Well, I went for the gold and didn't do too bad. My set-up is pretty samll to say the least and it took me almost 8 hours from start to finish. I will be changing up my mash tun set-up though. From a 5g to 8g. % gallons isn't much room. My sparge stuck a couple times and then lines out and I recirculated for over an hour. I had enough wort after the boil to leave behind a good majority of the break material. When I toped the ale-pail off with water my OG was 1.052 and the kit intructions gave an estimated OG of 1.048. So by my figures I at last have a fair efficiency rating. I skimmed more trub off this morning and the beer seems to be chugging along just fine.
Congrats on moving on.....goodluck!!!
Great to here of your successes. Just remember the most important notes you can take to gain consistancy are your temps at all times. Know exactly what temp your strike water is at before it hits the tun, check what it drops to after in the tun but w/o grain, then your mash temp w/ grain.
As your recipes differ in the future you may want to mash sometimes at 145 and other times at 156, dialing in these temps will make your process smooth for the future.
Did your sparge get stuck because of a too thick mash or your lauter rate? Did you do batch or fly?
It sounds like if you left some wort behind, added top off water and still came above your expected OG then your system did really well. Once you know your consistant efficiency you maybe able to scale down your grain bill slightly to get the same extracted sugar w/ less product and volume. A good slow lautering definately helps, don't cheat yourself.
8 hours may seem like it is long but you will find process overlaps (like getting sparge water prepared while you are waiting for the mash) or (starting your boil during runoff, so once you have got all your runnings you are already near boil) these will certainly save you time. I would say for now if you have the time produce quality beer.

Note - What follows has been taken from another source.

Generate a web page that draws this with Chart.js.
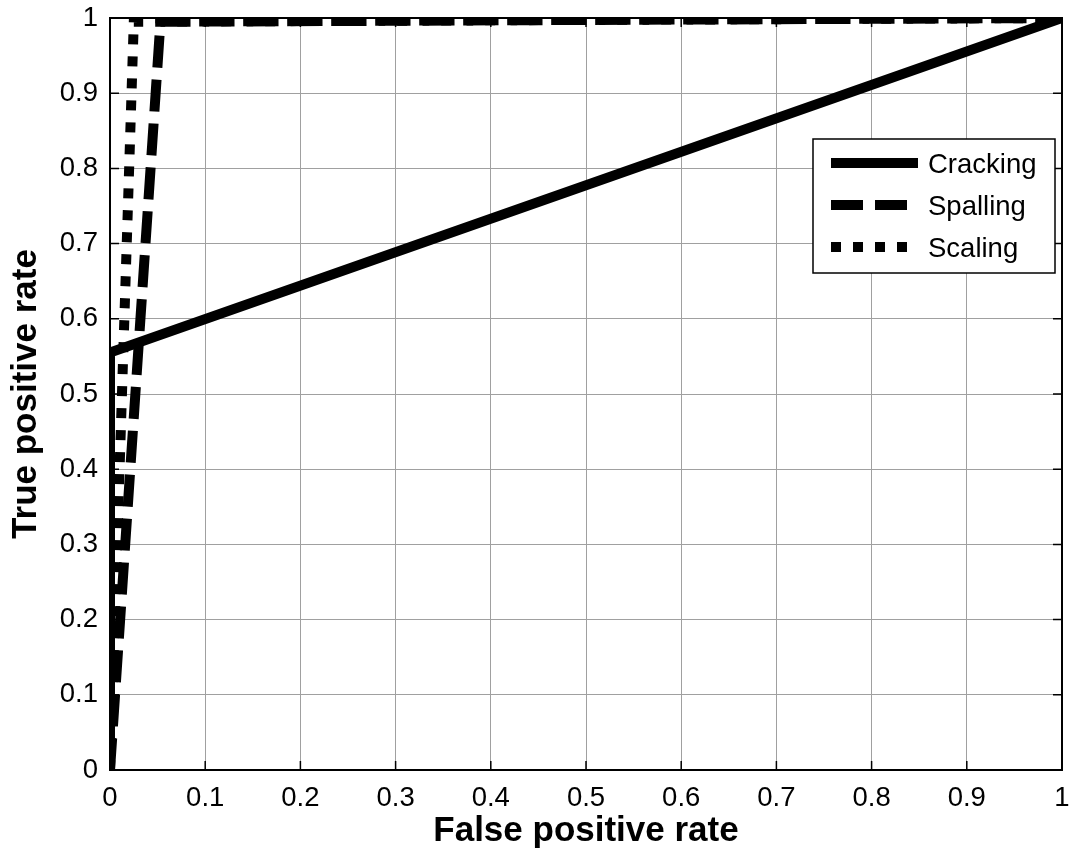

I think it stuck because it wa a rather thick mash. I only used 1qt per pound of grain but sparged with 3.5 gallons. I mashed in my boil kettle just to ensure I maintained a constant temp for the full 90 minutes.
thirsty wrote:
Great to here of your successes. Just remember the most important notes you can take to gain consistancy are your temps at all times. Know exactly what temp your strike water is at before it hits the tun, check what it drops to after in the tun but w/o grain, then your mash temp w/ grain.
I'd add to this to keep note of the ambient tamperatures in your brew area each day.
For me I brew in the garage. In the winter my strike water needs to be considerable higher than then summer for the same recipe and batch size. This is because the grain and the tun are colder and absorb more heat in the winter.
You can overcome some of the thermal loss to the tun by pre-heating the tun with a gallon or two of boiling water... but that takes more time in the brew day. If you have it dialed in that the grain and tun absorb some many degrees of heat base on the ambient temperature you can easily adjust your strike water accordingly each session as needed.
Good point brewchez. I too brew in the garage and winters in N. Utah are very cold and summers very hot. Makes a huge difference in strike temps and seems to make a bit of a difference in the amount I lose to boil off as well. Another key for me is bringing all of my equipment in the night before and cleaning with hot water prior to mashing in. I store my grains inside at an ambient temp of 68 too. All of this makes a huge difference, I cut my strike temp by ten degrees in the winter doing this.